Sans compter qu’aujourd’hui, a-t-il souligné, «les nouvelles technologies ont permis de découvrir des minerais insoupçonnés. Mais la France n’est pas seule à savoir. Des puissances étrangères grandes, petites et moyennes savent et veulent leur part de butin. Que l’exploitation des richesses serait aisée si on faisait du Liptako-Gourma une tabula rasa», a-t-il écrit. L’enjeu de cette chasse à l’homme que subissent les habitants, c’est la création d’une zone minière entièrement dévouée à la cession des richesses. C’est pourquoi des mercenaires sont recrutés pour terroriser les populations du Liptako-Gourma, pour les déraciner, les pousser à l’exode, les tuer. «Tout cela concourt au dépeuplement», a déploré Dr Mohamed Teissa Farma Maïga.

L’espoir déçu du G5 Sahel condamné à être une coquille vide

«Au Mali, au Niger et au Burkina Faso, elles vivent quotidiennement le martyr sous les yeux de gouvernements incapables, sous l’œil clos de la communauté internationale», a déploré le conseiller des Affaires étrangères  et expert de Sécurité régionale.

Face à la recrudescence de ces multiples défis, les Chefs d’Etat du G5 Sahel G5 Sahel, réunis le 6 février 2017 à Bamako, ont donné «toute sa dimension à l’appropriation régionale de la lutte contre les menaces sécuritaires persistantes, en terme d’actions, grâce à leur résolution et leur ferme détermination à mutualiser leurs capacités d’anticipation et d’évaluation des défis dans la région, où les risques et vulnérabilités qui affectent notre espace impactent directement la paix et la sécurité internationales», a rappelé l’expert.

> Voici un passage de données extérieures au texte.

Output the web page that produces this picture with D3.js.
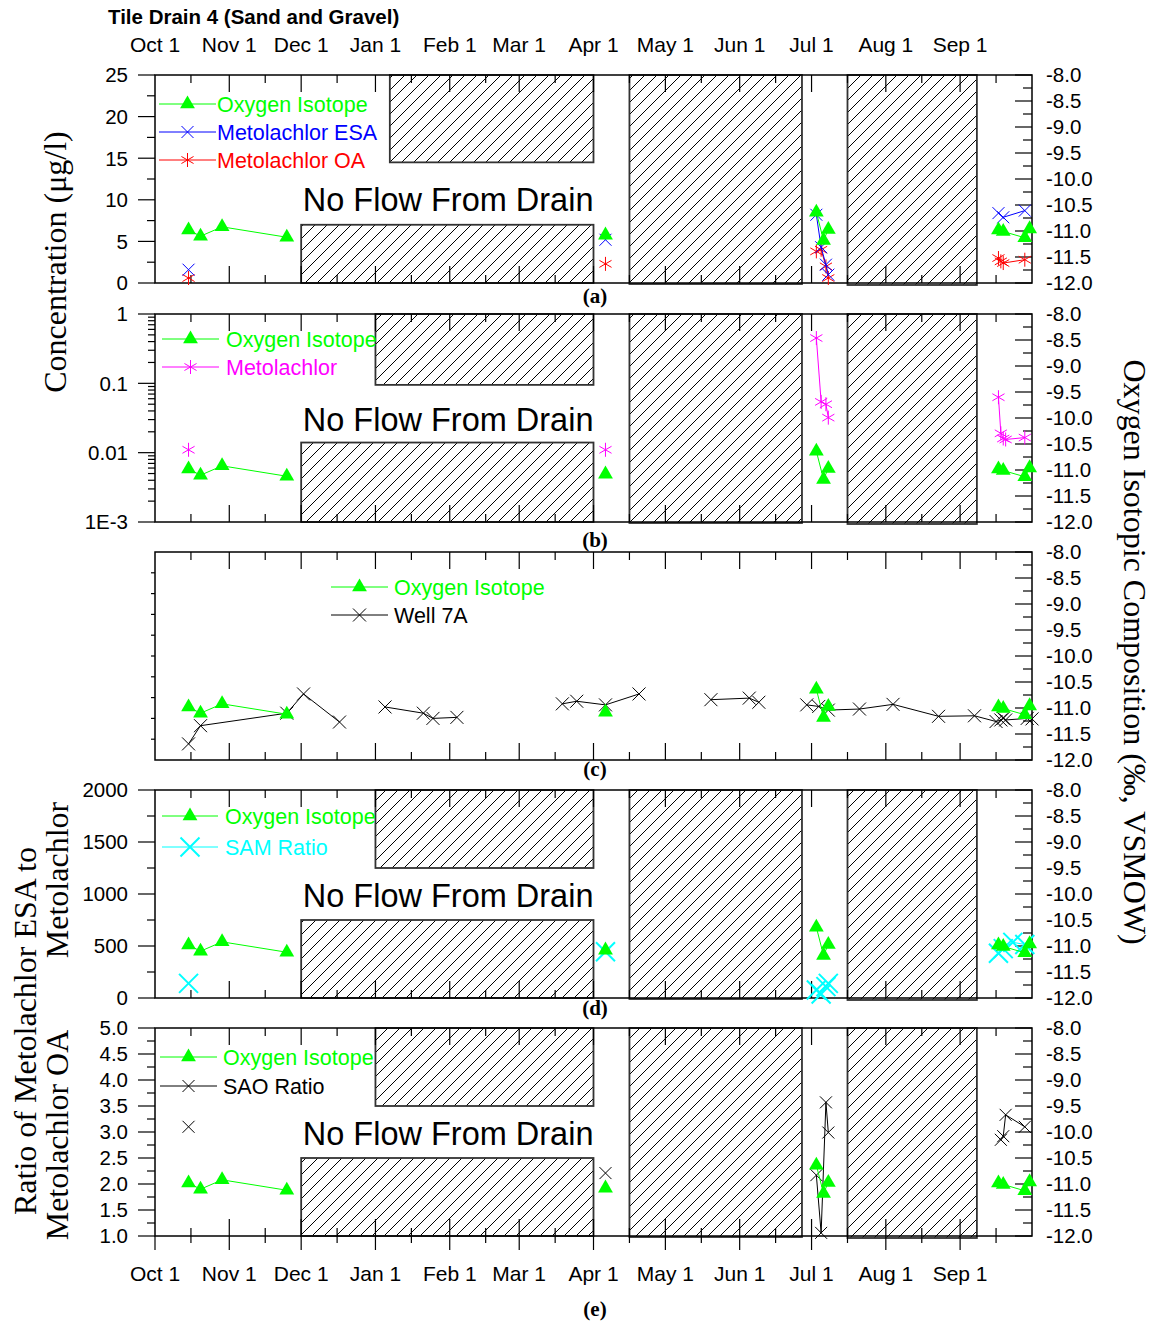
<!DOCTYPE html>
<html>
<head>
<meta charset="utf-8">
<script src="https://cdn.jsdelivr.net/npm/d3@7"></script>
<style>
  body { margin: 0; background: #fff; }
  text { font-family: Arial, "Liberation Sans", sans-serif; }
  .serif { font-family: "Times New Roman", "Liberation Serif", serif; }
</style>
</head>
<body>
<script>
const parse = d3.timeParse("%Y-%m-%d");

// oxygen isotope, per mil VSMOW (same samples in every panel)
const oxyDates = ["2003-10-15","2003-10-20","2003-10-29","2003-11-25","2004-04-06",
  "2004-07-03","2004-07-06","2004-07-08","2004-09-17","2004-09-19","2004-09-28","2004-09-30"];
const oxyValues = [-10.98,-11.10,-10.92,-11.12,-11.08,-10.64,-11.18,-10.97,-10.98,-11.01,-11.13,-10.96];

// panel a, ug/l
const esaDates = ["2003-10-15","2004-04-06","2004-07-03","2004-07-05","2004-07-07","2004-07-08",
  "2004-09-17","2004-09-19","2004-09-28"];
const esaValues = [1.6,5.2,8.2,4.3,2.2,1.0,8.4,7.9,8.7];
const oaDates = ["2003-10-15","2004-04-06","2004-07-03","2004-07-05","2004-07-07","2004-07-08",
  "2004-09-17","2004-09-18","2004-09-19","2004-09-28"];
const oaValues = [0.6,2.3,3.8,4.0,2.0,0.6,3.0,2.6,2.4,2.8];

// panel b, ug/l (log)
const metDates = ["2003-10-15","2004-04-06","2004-07-03","2004-07-05","2004-07-07","2004-07-08",
  "2004-09-17","2004-09-18","2004-09-19","2004-09-20","2004-09-28"];
const metValues = [0.011,0.011,0.45,0.054,0.050,0.032,0.063,0.019,0.016,0.0155,0.0165];

// panel c, well 7A oxygen isotope
const wellDates = ["2003-10-15","2003-10-20","2003-11-25","2003-12-02","2003-12-17",
  "2004-01-05","2004-01-21","2004-01-25","2004-02-04",
  "2004-03-19","2004-03-25","2004-04-06","2004-04-20",
  "2004-05-20","2004-06-05","2004-06-09",
  "2004-06-29","2004-07-04","2004-07-08","2004-07-21","2004-08-04","2004-08-23","2004-09-07",
  "2004-09-16","2004-09-18","2004-09-19","2004-09-20","2004-09-29","2004-10-01"];
const wellValues = [-11.69,-11.34,-11.10,-10.73,-11.27,
  -10.98,-11.10,-11.20,-11.18,
  -10.92,-10.87,-10.94,-10.73,
  -10.84,-10.81,-10.89,
  -10.94,-10.97,-11.04,-11.02,-10.93,-11.16,-11.15,
  -11.26,-11.23,-11.20,-11.23,-11.20,-11.21];
const wellSegment = [1,1,1,1,1, 2,2,2,2, 3,3,3,3, 4,4,4, 5,5,5,5,5,5,5, 5,5,5,5,5,5];

// panel d, ESA / metolachlor
const samDates = ["2003-10-15","2004-04-06","2004-07-03","2004-07-05","2004-07-07","2004-07-08",
  "2004-09-17","2004-09-19","2004-09-23","2004-09-28"];
const samValues = [141,445,77,38,109,141,430,475,535,515];

// panel e, OA / metolachlor
const saoDates = ["2003-10-15","2004-04-06","2004-07-03","2004-07-05","2004-07-07","2004-07-08",
  "2004-09-18","2004-09-19","2004-09-20","2004-09-28"];
const saoValues = [3.10,2.21,2.17,1.06,3.57,2.99,2.85,2.92,3.33,3.10];

// no-flow periods
const boxStart = ["2003-12-01","2004-01-01","2004-04-16","2004-07-16"];
const boxEnd   = ["2004-04-01","2004-04-01","2004-06-27","2004-09-08"];
const lowerBoxTop    = [7, 0.014, null, 750, 2.5];
const upperBoxBottom = [14.5, 0.095, null, 1250, 3.5];
const upperBoxStart  = ["2004-01-07","2004-01-01",null,"2004-01-01","2004-01-01"];

const panelLetters = ["(a)","(b)","(c)","(d)","(e)"];

const W = 1158, H = 1324;
const svg = d3.select("body").append("svg").attr("width", W).attr("height", H);

const pat = svg.append("defs").append("pattern").attr("id","hatch")
  .attr("patternUnits","userSpaceOnUse").attr("width",12).attr("height",12);
pat.append("rect").attr("width",12).attr("height",12).attr("fill","#fff");
pat.append("path").attr("d","M-3,3L3,-3M0,12L12,0M9,15L15,9")
  .attr("stroke","#000").attr("stroke-width",1);

const x = d3.scaleTime().domain([parse("2003-10-01"), parse("2004-10-01")]).range([155, 1032]);
const panelTop = [75, 314, 552, 790, 1028];
const panelH = 208;
const GREEN = "#00ff00";

// plain hyphen for negatives, like the original
const loc = d3.formatLocale({ decimal: ".", thousands: ",", grouping: [3], currency: ["", ""], minus: "-" });
const f1 = loc.format(".1f");

const months = d3.timeMonth.range(parse("2003-10-01"), parse("2004-10-01"));
const mids = months.map(m => d3.timeDay.offset(m, 15));

// marker shapes
function crossPath(r) { return `M${-r},${-r}L${r},${r}M${-r},${r}L${r},${-r}`; }
function starPath(r) {
  const a = r * Math.cos(Math.PI / 6), b = r * 0.5;
  return `M0,${-r}L0,${r}M${-a},${-b}L${a},${b}M${-a},${b}L${a},${-b}`;
}
const shapes = {
  tri:   { d: d3.symbol().type(d3.symbolTriangle).size(95)(), fill: true },
  xs:    { d: crossPath(6), w: 1 },
  xw:    { d: crossPath(6.5), w: 1 },
  xbig:  { d: crossPath(9.5), w: 2 },
  star:  { d: starPath(7), w: 1 }
};

function mark(g, shape, color, px, py) {
  const s = shapes[shape];
  g.append("path").attr("transform", `translate(${px},${py})`).attr("d", s.d)
    .attr("fill", s.fill ? color : "none")
    .attr("stroke", s.fill ? "none" : color).attr("stroke-width", s.w || 0);
}

function drawSeries(g, dates, vals, y, color, shape, segIds) {
  const pts = dates.map((d, i) => ({ d: parse(d), v: vals[i], s: segIds ? segIds[i] : 0 }));
  const segs = [];
  pts.forEach((p, i) => {
    const prev = pts[i - 1];
    const brk = !prev || (segIds ? p.s !== prev.s : (p.d - prev.d) / 864e5 > 40);
    if (brk) segs.push([]);
    segs[segs.length - 1].push(p);
  });
  const line = d3.line().x(p => x(p.d)).y(p => y(p.v));
  g.selectAll(null).data(segs.filter(s => s.length > 1)).enter().append("path")
    .attr("d", line).attr("fill", "none").attr("stroke", color).attr("stroke-width", 1);
  pts.forEach(p => mark(g, shape, color, x(p.d), y(p.v)));
}

// left axis setup per panel
const leftScales = [
  d3.scaleLinear().domain([0, 25]),
  d3.scaleLog().domain([0.001, 1]),
  null,
  d3.scaleLinear().domain([0, 2000]),
  d3.scaleLinear().domain([1, 5])
];
const leftMajor = [
  d3.range(0, 26, 5),
  [0.001, 0.01, 0.1, 1],
  [],
  d3.range(0, 2001, 500),
  d3.range(1, 5.01, 0.5)
];
const leftMinor = [
  d3.range(2.5, 25, 5),
  d3.merge([0.001, 0.01, 0.1].map(b => d3.range(2, 10).map(k => b * k))),
  [],
  d3.range(250, 2000, 500),
  d3.range(1.25, 5, 0.5)
];
const logLabel = { 0.001: "1E-3", 0.01: "0.01", 0.1: "0.1", 1: "1" };
const leftFormat = [d3.format("d"), v => logLabel[v], null, d3.format("d"), f1];

const legends = [
  { x0: 159, x1: 216, tx: 217, rows: [
    { y: 104, label: "Oxygen Isotope", color: GREEN, shape: "tri" },
    { y: 132, label: "Metolachlor ESA", color: "#0000ff", shape: "xs" },
    { y: 160, label: "Metolachlor OA", color: "#ff0000", shape: "star" } ] },
  { x0: 162, x1: 219, tx: 226, rows: [
    { y: 339, label: "Oxygen Isotope", color: GREEN, shape: "tri" },
    { y: 367, label: "Metolachlor", color: "#ff00ff", shape: "star" } ] },
  { x0: 331, x1: 388, tx: 394, rows: [
    { y: 587, label: "Oxygen Isotope", color: GREEN, shape: "tri" },
    { y: 615, label: "Well 7A", color: "#000", shape: "xw" } ] },
  { x0: 162, x1: 218, tx: 225, rows: [
    { y: 816, label: "Oxygen Isotope", color: GREEN, shape: "tri" },
    { y: 847, label: "SAM Ratio", color: "#00ffff", shape: "xbig" } ] },
  { x0: 160, x1: 217, tx: 223, rows: [
    { y: 1057, label: "Oxygen Isotope", color: GREEN, shape: "tri" },
    { y: 1086, label: "SAO Ratio", color: "#000", shape: "xs" } ] }
];
const noFlowBaseline = [211, 431, null, 907, 1145];
const letterBaseline = [303, 547, 776, 1015, 1316];

panelTop.forEach((top, i) => {
  const bot = top + panelH;
  const g = svg.append("g");
  const yR = d3.scaleLinear().domain([-12, -8]).range([bot, top]);
  const yL = leftScales[i] ? leftScales[i].range([bot, top]) : null;

  // hatched no-flow boxes
  if (yL) {
    const boxes = [
      { x0: boxStart[0], x1: boxEnd[0], y0: yL(yL.domain()[0]), y1: yL(lowerBoxTop[i]) },
      { x0: upperBoxStart[i], x1: boxEnd[1], y0: yL(upperBoxBottom[i]), y1: top },
      { x0: boxStart[2], x1: boxEnd[2], y0: bot + 1, y1: top },
      { x0: boxStart[3], x1: boxEnd[3], y0: bot + 2, y1: top }
    ];
    g.selectAll(null).data(boxes).enter().append("rect")
      .attr("x", b => x(parse(b.x0))).attr("width", b => x(parse(b.x1)) - x(parse(b.x0)))
      .attr("y", b => b.y1).attr("height", b => b.y0 - b.y1)
      .attr("fill", "url(#hatch)").attr("stroke", "#333").attr("stroke-width", 1.8);
  }

  // frame
  g.append("rect").attr("x", 155).attr("y", top).attr("width", 1032 - 155).attr("height", panelH)
    .attr("fill", "none").attr("stroke", "#000").attr("stroke-width", 1.5);

  // x ticks
  const tk = g.append("g").attr("stroke", "#000").attr("stroke-width", 1.2);
  const last = i === 4;
  months.slice(1).forEach(m => {
    const px = x(m);
    tk.append("line").attr("x1", px).attr("x2", px).attr("y1", top).attr("y2", top + 17);
    tk.append("line").attr("x1", px).attr("x2", px).attr("y1", bot - 17).attr("y2", last ? bot + 14 : bot);
  });
  mids.forEach(m => {
    const px = x(m);
    tk.append("line").attr("x1", px).attr("x2", px).attr("y1", top).attr("y2", top + 8);
    tk.append("line").attr("x1", px).attr("x2", px).attr("y1", bot - 8).attr("y2", last ? bot + 7 : bot);
  });
  if (last) tk.append("line").attr("x1", 155).attr("x2", 155).attr("y1", bot).attr("y2", bot + 14);

  // right axis
  d3.range(-12, -7.99, 0.5).forEach(v => {
    tk.append("line").attr("x1", 1032 - 17).attr("x2", 1032).attr("y1", yR(v)).attr("y2", yR(v));
    g.append("text").attr("x", 1046).attr("y", yR(v)).attr("dy", "0.36em")
      .attr("font-size", 20.5).text(f1(v));
  });
  d3.range(-11.75, -8, 0.5).forEach(v => {
    tk.append("line").attr("x1", 1032 - 9).attr("x2", 1032).attr("y1", yR(v)).attr("y2", yR(v));
  });

  // left axis
  if (yL) {
    leftMajor[i].forEach(v => {
      tk.append("line").attr("x1", 138).attr("x2", 155).attr("y1", yL(v)).attr("y2", yL(v));
      g.append("text").attr("x", 128).attr("y", yL(v)).attr("dy", "0.36em")
        .attr("text-anchor", "end").attr("font-size", 20.5).text(leftFormat[i](v));
    });
    leftMinor[i].forEach(v => {
      tk.append("line").attr("x1", i === 1 ? 148 : 147).attr("x2", 155).attr("y1", yL(v)).attr("y2", yL(v));
    });
  } else {
    d3.range(1, 10).forEach(k => {
      const py = top + k * panelH / 10;
      tk.append("line").attr("x1", 151).attr("x2", 155).attr("y1", py).attr("y2", py);
    });
  }

  // no flow label
  if (noFlowBaseline[i]) {
    g.append("text").attr("x", x(parse("2004-04-01"))).attr("y", noFlowBaseline[i])
      .attr("text-anchor", "end").attr("font-size", 32.5).text("No Flow From Drain");
  }

  // panel letter
  g.append("text").attr("class", "serif").attr("x", 595).attr("y", letterBaseline[i])
    .attr("text-anchor", "middle").attr("font-size", 21).attr("font-weight", "bold")
    .text(panelLetters[i]);

  // legend
  const lg = legends[i];
  lg.rows.forEach(r => {
    g.append("line").attr("x1", lg.x0).attr("x2", lg.x1).attr("y1", r.y).attr("y2", r.y)
      .attr("stroke", r.color).attr("stroke-width", 1);
    mark(g, r.shape, r.color, (lg.x0 + lg.x1) / 2, r.y);
    g.append("text").attr("x", lg.tx).attr("y", r.y).attr("dy", "0.36em")
      .attr("font-size", 21.5).attr("fill", r.color).text(r.label);
  });

  // series
  if (i === 0) {
    drawSeries(g, oaDates, oaValues, yL, "#ff0000", "star");
    drawSeries(g, esaDates, esaValues, yL, "#0000ff", "xs");
  }
  if (i === 1) drawSeries(g, metDates, metValues, yL, "#ff00ff", "star");
  if (i === 2) drawSeries(g, wellDates, wellValues, yR, "#000", "xw", wellSegment);
  if (i === 3) drawSeries(g, samDates, samValues, yL, "#00ffff", "xbig");
  if (i === 4) drawSeries(g, saoDates, saoValues, yL, "#000", "xs");
  drawSeries(g, oxyDates, oxyValues, yR, GREEN, "tri");
});

// month labels, top and bottom
const fmt = d3.timeFormat("%b %-d");
[52, 1281].forEach(yy => {
  svg.append("g").selectAll("text").data(months).enter().append("text")
    .attr("x", d => x(d)).attr("y", yy).attr("text-anchor", "middle")
    .attr("font-size", 21).text(fmt);
});

// title
svg.append("text").attr("x", 108).attr("y", 24).attr("font-size", 20.5)
  .attr("font-weight", "bold").text("Tile Drain 4 (Sand and Gravel)");

// axis titles
function vText(tx, ty, angle, str) {
  svg.append("text").attr("class", "serif")
    .attr("transform", `translate(${tx},${ty}) rotate(${angle})`)
    .attr("text-anchor", "middle").attr("dominant-baseline", "central")
    .attr("font-size", 32).text(str);
}
vText(55, 262, -90, "Concentration (\u03bcg/l)");
vText(25, 1031, -90, "Ratio of Metolachlor ESA to");
vText(57, 880, -90, "Metolachlor");
vText(57, 1135, -90, "Metolachlor OA");
vText(1135, 652, 90, "Oxygen Isotopic Composition (\u2030, VSMOW)");
</script>
</body>
</html>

Ils ont ainsi convenu, d’une part, de la mise en place dans l’immédiat et l’opérationnalisation rapide de la Force conjointe du G5 Sahel (FC-G5S), et d’autre part, «la mobilisation des ressources nécessaires pour assurer un développement à long terme de l’espace Sahélien». Autrement, il s’agissait «d’assurer l’accompagnement des opérations militaires et sécuritaires par des actions économiques, culturelles, d’éducation et de dé-radicalisation pour éliminer les causes profondes de l’insécurité».

Mais, ce n’est qu’un secret de polichinelle que le G5 Sahel a du plomb dans l’aile pour mener à bien ses initiatives. Et cela parce que c’est une organisation qui n’a pas les moyens de sa vision. Comme d’ailleurs toutes les autres organisations sous-régionales ou continentales. Malheureusement pour les pays membres, les Etats-Unis bloquent aussi la mobilisation des fonds des Nations unies pour l’appuyer.

Malgré que le G5 Sahel, à travers sa force conjointe, puisse constituer «un rempart face aux risques d’expansion du terrorisme, de la radicalisation et de la criminalité transnationale organisée, vers le reste du monde, particulièrement l’Europe», la communauté internationale tarde toujours à lui apporter tout l’appui financier et logistique requis. Et le soutien affiché par la France n’est que pire hypocrisie parce qu’elle a tout intérêt à ce que cette force ne soit jamais opérationnelle pour contrarier ses desseins au Sahel. D’ailleurs, il était improbable qu’une initiative sécuritaire puisse atteindre sa cible dans la bande sahélo-saharienne en mettant l’Algérie sur la touche. Et aujourd’hui, le Niger pousse son soutien à la politique française dans le Sahel à vouloir dépouiller le G5 Sahel du peu qui lui restait de vitalité.

Pour l’expert, il serait de nos jours, nécessaire d’adopter «une approche intégrée permettant d’intervenir mieux et davantage au Sahel», à court et à long termes. Et, selon lui, cette approche doit être notamment axée sur la mise en place d’un mécanisme de financement prévisible et durable pour la Force conjointe du G5 Sahel (FC-G5S) ; et l’accélération de la mise en œuvre des stratégies nationales, régionales et internationales de développement intégré en vue de produire des changements rapides, visibles et mesurables au niveau local.

Mais, il est clair que rien de tout cela ne sera possible tant qu’on ne réussi pas à soustraire cette zone des griffes de la France et ses alliés. Ce qui n’est pas évident avec  la posture affichée par le Niger de Léopold Kaziendé (Niger) dans le Sahel.